I turn a year older today and boy oh boy am I glad. Over the years, I have faced aging with much trepidation but since I embarked on a journey of self-discovery some time ago, I must say that it doesn’t faze me as much.
I look back on my teens and when I was in my twenties and yes, I made tons of mistakes; i.e. aiming for the perfect job (or one that appears perfect), engaging in aimless tasks such as fighting with my brothers or sisters or friends, dating the wrong guys but as cliché as it seems, I wouldn’t change a thing because as we grow older we evolve into better versions of ourselves (If we let it happen anyway).
I have lost jobs that I have felt were right for me at the time but turned out weren’t the best for me in the long run. Jobs that I have stayed at for long periods are the ones that I learn skills that have shaped my foundation. Over time, I’ve learned how to relate to different people from various works of life, being flexible enough to adapt to various scenarios and most especially establishing strong bonds with people I have come to respect and still hold dear until today as well as a steady stream of mentors. Despite my setback, I am still able to appreciate that there are no limits to my professional accomplishments.
Anyone with siblings, girl siblings at that will tell you that fiction in the household is pretty prevalent. I grew up with sisters and we are all close in age so there were tons of conflicts in our house. Now, I look back and realize that those times that we screamed at each other over clothes or shoes sometimes even guys, those times that we stopped talking to each other only helped to bring us much closer as we grew up into mothers and wives. I can happily say that my sisters are my best friends and I wouldn’t trade them in for all the tea in China or all the designer shoes in Neiman Marcus.

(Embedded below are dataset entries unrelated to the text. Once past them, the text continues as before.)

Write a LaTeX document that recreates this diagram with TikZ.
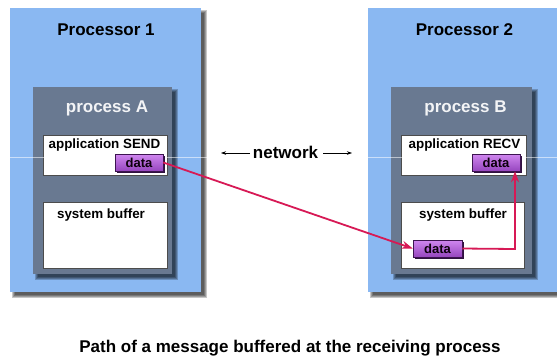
\documentclass[tikz,border=0pt]{standalone}
\usepackage{fontspec}
\setmainfont{Liberation Sans}
\usetikzlibrary{arrows.meta}

\definecolor{procblue}{RGB}{138,184,242}
\definecolor{slate}{RGB}{105,121,145}
\definecolor{datatop}{RGB}{208,135,240}
\definecolor{databot}{RGB}{150,70,190}
\definecolor{dataedge}{RGB}{60,20,80}
\definecolor{msgred}{RGB}{215,25,85}

% soft drop shadow behind a rectangle given by two corners
\newcommand{\softshadow}[4]{%
  \foreach \r in {2,1,0,-1}{%
    \fill[black,opacity=0.22] (#1+4-\r,#2+4-\r) rectangle (#3+4+\r,#4+4+\r);}%
}

\tikzset{
  proctitle/.style={font=\bfseries\fontsize{17}{19}\selectfont, anchor=base, inner sep=0pt},
  processtitle/.style={font=\bfseries\fontsize{17}{19}\selectfont, text=white!92!slate, anchor=base, inner sep=0pt},
  boxlabel/.style={font=\bfseries\fontsize{13.4}{15}\selectfont, anchor=base, inner sep=0pt},
  whitebox/.style={fill=white, draw=black!70, line width=0.6pt},
  databox/.style={draw=dataedge, line width=0.5pt, top color=datatop, bottom color=databot,
    minimum width=48pt, minimum height=17pt, inner sep=0pt,
    font=\bfseries\fontsize{13}{15}\selectfont, text=black!90!violet},
  msg/.style={draw=msgred, line width=1.8pt, -{Stealth[length=11pt,width=8pt]}},
  netarrow/.style={draw=black, line width=0.6pt, -{Stealth[length=5pt,width=3.5pt]}},
}

\begin{document}
\begin{tikzpicture}[x=1pt,y=-1pt]
\useasboundingbox (0,0) rectangle (557,357);
\fill[white] (0,0) rectangle (557,357);

% processors
\softshadow{10}{8}{201}{292}
\fill[procblue] (10,8) rectangle (201,292);
\softshadow{368}{8}{570}{292}
\fill[procblue] (368,8) rectangle (570,292);

% processes
\softshadow{33}{87}{172}{274}
\fill[slate] (33,87) rectangle (172,274);
\softshadow{391}{87}{532}{274}
\fill[slate] (391,87) rectangle (532,274);

% application and system buffer areas
\draw[whitebox] (43,135) rectangle (167,175);
\draw[whitebox] (43,202) rectangle (167,268);
\draw[whitebox] (401,135) rectangle (526,175);
\draw[whitebox] (401,202) rectangle (524,268);

% faint scan line across the picture
\draw[white, opacity=0.55, line width=0.7pt] (0,157) -- (557,157);

% titles
\node[proctitle] (p1) at (106,35) {Processor 1};
\node[proctitle] (p2) at (464.5,35) {Processor 2};
\node[processtitle] (pa) at (107,112) {process A};
\node[processtitle] (pb) at (465.5,112) {process B};
\node[boxlabel] (sendl) at (104.5,148) {application SEND};
\node[boxlabel] (recvl) at (464.5,148) {application RECV};
\node[boxlabel] (bufa) at (101,218) {system buffer};
\node[boxlabel] (bufb) at (463,218) {system buffer};

% data blocks with a dark lower edge
\fill[dataedge!80!black] (117,156) rectangle (165,173);
\node[databox] (dA) at (139,162.5) {data};
\fill[dataedge!80!black] (474,156) rectangle (522,173);
\node[databox] (dR) at (496,162.5) {data};
\fill[dataedge!80!black] (415,242) rectangle (464,259);
\node[databox, minimum width=49pt] (dS) at (437.5,248.5) {data};

% network label
\node[proctitle, anchor=base] (net) at (285.5,158) {network};
\coordinate (nl1) at (250,153);
\coordinate (nl2) at (221,153);
\coordinate (nr1) at (323,153);
\coordinate (nr2) at (352,153);
\draw[netarrow] (nl1) -- (nl2);
\draw[netarrow] (nr1) -- (nr2);

% message path
\draw[msg] (dA.east) -- (dS.west);
\coordinate (turn) at (515,249);
\draw[msg] (dS.east) -- (turn) -- (turn |- dR.south);

% caption
\node[proctitle] (cap) at (290,352) {Path of a message buffered at the receiving process};
\end{tikzpicture}
\end{document}
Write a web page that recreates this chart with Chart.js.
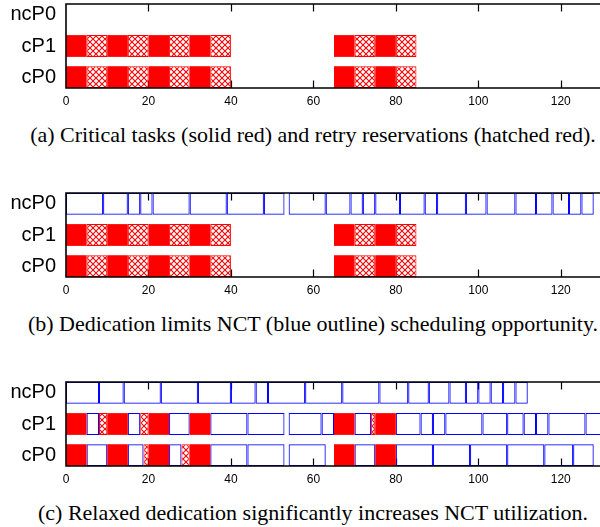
<!DOCTYPE html>
<html>
<head>
<meta charset="utf-8">
<script src="https://cdn.jsdelivr.net/npm/chart.js@4.4.1/dist/chart.umd.min.js"></script>
<style>
  html, body { margin: 0; padding: 0; background: #fff; overflow: hidden; width: 600px; height: 527px; }
  .panel { position: absolute; left: 0; width: 602px; height: 112px; }
  .cap { position: absolute; left: 0; width: 626px; text-align: center; font-family: 'Liberation Serif', 'Times New Roman', serif; font-size: 22px; line-height: 22px; color: #000; white-space: nowrap; }
</style>
</head>
<body>
<div class="panel" style="top:0px"><canvas id="ca"></canvas></div>
<div class="cap" style="top:124px">(a) Critical tasks (solid red) and retry reservations (hatched red).</div>
<div class="panel" style="top:189px"><canvas id="cb"></canvas></div>
<div class="cap" style="top:313px">(b) Dedication limits NCT (blue outline) scheduling opportunity.</div>
<div class="panel" style="top:378px"><canvas id="cc"></canvas></div>
<div class="cap" style="top:502px">(c) Relaxed dedication significantly increases NCT utilization.</div>
<script>
// ---- data ----
const rowNames = ['cP0', 'cP1', 'ncP0'];
const xTicks = [0, 20, 40, 60, 80, 100, 120];
const xMax = 130;

// (a), (b): critical tasks (solid) and retry reservations (hatched), same on cP0 and cP1
const critSolid = [[0,5],[10,15],[20,25],[30,35],[65,70],[75,80]];
const critHatch = [[5,10],[15,20],[25,30],[35,40],[70,75],[80,85]];

// (b): non-critical tasks on ncP0
const bNctNcP0 = [[0,9],[9,15],[15,18],[18,21],[21,30],[30,39],[39,48],[48,53],[54,63],[63,69],[69,72],[72,75],[75,81],[81,87],[87,90],[90,97],[97,102],[102,109],[109,114],[114,118],[118,122],[122,125],[125,128]];

// (c): relaxed dedication
const cSolid = [[0,5],[10,15],[20,25],[30,35],[65,70],[75,80]];
const cHatchP1 = [[8,10],[18,20],[74,75]];
const cHatchP0 = [[18.8,20],[28,30]];
const cNctP1 = [[5,8],[15,18],[25,30],[35,44],[44,53],[54,62],[62,65],[70,74],[80,86],[86,89],[89,92],[92,101],[101,107],[107,111],[111,114],[114,117],[117,126],[126,136]];
const cNctP0 = [[5,10],[15,18.8],[25,28],[35,44],[44,53],[54,63],[70,75],[80,89],[89,98],[98,107],[107,116],[116,123],[123,128]];
const cNctNcP0 = [[0,8],[8,14],[14,23],[23,32],[32,40],[40,46],[46,49],[49,58],[58,67],[67,76],[76,83],[83,88],[88,93],[93,97],[97,100],[100,103],[103,106],[106,109],[109,112]];

// ---- helpers ----
const RED = '#ff0000', BLUE = '#0000ff';
function hatchPattern() {
  const n = 6;
  const p = document.createElement('canvas');
  p.width = n; p.height = n;
  const g = p.getContext('2d');
  g.fillStyle = '#ffffff'; g.fillRect(0, 0, n, n);
  g.strokeStyle = RED; g.lineWidth = 1.1;
  g.beginPath();
  g.moveTo(0, 0); g.lineTo(n, n);
  g.moveTo(n, 0); g.lineTo(0, n);
  g.stroke();
  return g.createPattern(p, 'repeat');
}
const HATCH = hatchPattern();

function toData(intervals, row) {
  return intervals.map(([s, e]) => ({ x: [s, e], y: row }));
}
function solidDS(intervals, row) {
  return { data: toData(intervals, row), backgroundColor: RED, borderWidth: 0 };
}
function hatchDS(intervals, row) {
  return { data: toData(intervals, row), backgroundColor: HATCH, borderColor: RED, borderWidth: 1, borderSkipped: false };
}
function nctDS(intervals, row) {
  return { data: toData(intervals, row), backgroundColor: 'rgba(0,0,0,0)', borderColor: BLUE, borderWidth: 1, borderSkipped: false };
}

const framePlugin = {
  id: 'frame',
  beforeDatasetsDraw(chart) {
    const { ctx, chartArea: a, scales: { x } } = chart;
    ctx.save();
    ctx.strokeStyle = '#000';
    ctx.lineWidth = 1.2;
    xTicks.forEach(v => {
      if (v === 0) return;
      const px = Math.round(x.getPixelForValue(v)) + 0.5;
      ctx.beginPath();
      ctx.moveTo(px, a.bottom); ctx.lineTo(px, a.bottom - 7.5);
      ctx.moveTo(px, a.top); ctx.lineTo(px, a.top + 7.5);
      ctx.stroke();
    });
    ctx.restore();
  },
  afterDatasetsDraw(chart) {
    const { ctx, chartArea: a, width } = chart;
    ctx.save();
    ctx.strokeStyle = '#000';
    ctx.lineWidth = 1.6;
    ctx.beginPath();
    ctx.moveTo(width, a.top); ctx.lineTo(a.left, a.top); ctx.lineTo(a.left, a.bottom); ctx.lineTo(width, a.bottom);
    ctx.stroke();
    ctx.restore();
  }
};

function makeChart(id, datasets) {
  return new Chart(document.getElementById(id), {
    type: 'bar',
    data: { datasets },
    plugins: [framePlugin],
    options: {
      indexAxis: 'y',
      responsive: true,
      maintainAspectRatio: false,
      animation: false,
      events: [],
      layout: { padding: { top: 4, left: 0, right: 0, bottom: 0 } },
      datasets: { bar: { grouped: false, categoryPercentage: 0.7, barPercentage: 1.0 } },
      plugins: { legend: { display: false }, tooltip: { enabled: false }, title: { display: false } },
      scales: {
        x: {
          type: 'linear', min: 0, max: xMax, offset: false,
          grid: { display: false, drawTicks: false },
          border: { display: false },
          afterBuildTicks: s => { s.ticks = xTicks.map(v => ({ value: v })); },
          afterFit: s => { s.height = 24; s.paddingLeft = 0; s.paddingRight = 0; },
          ticks: { padding: 6, color: '#000', maxRotation: 0, autoSkip: false,
                   font: { family: "'Liberation Sans', Arial, sans-serif", size: 12 } }
        },
        y: {
          type: 'linear', min: -0.35, max: 2.35, offset: false,
          grid: { display: false, drawTicks: false, offset: false },
          border: { display: false },
          afterBuildTicks: s => { s.ticks = rowNames.map((_, i) => ({ value: i })); },
          afterFit: s => { s.width = 66; s.paddingTop = 0; s.paddingBottom = 0; },
          ticks: { padding: 10, color: '#000', autoSkip: false,
                   callback: v => rowNames[v],
                   font: { family: "'Liberation Sans', Arial, sans-serif", size: 20 } }
        }
      }
    }
  });
}

makeChart('ca', [
  solidDS(critSolid, 0), hatchDS(critHatch, 0),
  solidDS(critSolid, 1), hatchDS(critHatch, 1)
]);
makeChart('cb', [
  solidDS(critSolid, 0), hatchDS(critHatch, 0),
  solidDS(critSolid, 1), hatchDS(critHatch, 1),
  nctDS(bNctNcP0, 2)
]);
makeChart('cc', [
  solidDS(cSolid, 0), hatchDS(cHatchP0, 0), nctDS(cNctP0, 0),
  solidDS(cSolid, 1), hatchDS(cHatchP1, 1), nctDS(cNctP1, 1),
  nctDS(cNctNcP0, 2)
]);
</script>
</body>
</html>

Over the years, I have come to appreciate the true value of friendship. Many of my friends I have known for over 20 years and while I have lost some along the way, I appreciate their imprint in my life and I hope I have made a positive impact in theirs.
I had my share of frogs! But I am glad I did because when God sent me my prince I was fully able to appreciate my blessing. Yes we nudge heads from time to time but which couple doesn’t. Through the examples set by my Moms, Aunties, and various older cousins, I have come to fully understand that marriage, while it is not for everyone, isn’t supposed to easy. I equate it to a rose garden which you must tend to reap the benefits. No one and I say no one has a perfect marriage. Despite our individual faults, I can say that we both work tirelessly to become better versions of ourselves for each other.
If there is a blessing that I am truly grateful for, it is my little tyrant, sorry princess. Having and rearing a child isn’t easy and I am constantly in awe of our mothers, how in the world did they do it? She is a constant source of amazement and joy to everyone she comes in contact with and I hope and I pray that I can do half as much as my mother did. If there is any good I have I done in this world, it is to be the Mom of this amazing little rug rat.
Not to appear preachy, but I cannot say thanks enough to God. He has seen me through some dark periods and many amazing ones. I have learned to fully understand what it means to submit to His will because He surely knows what’s best and He is always there guiding my steps.
As as I turn 36, yes 36; I am truly grateful and blessed and ready and excited to face the next 36 with an open heart and a smile with a glass of bubbly.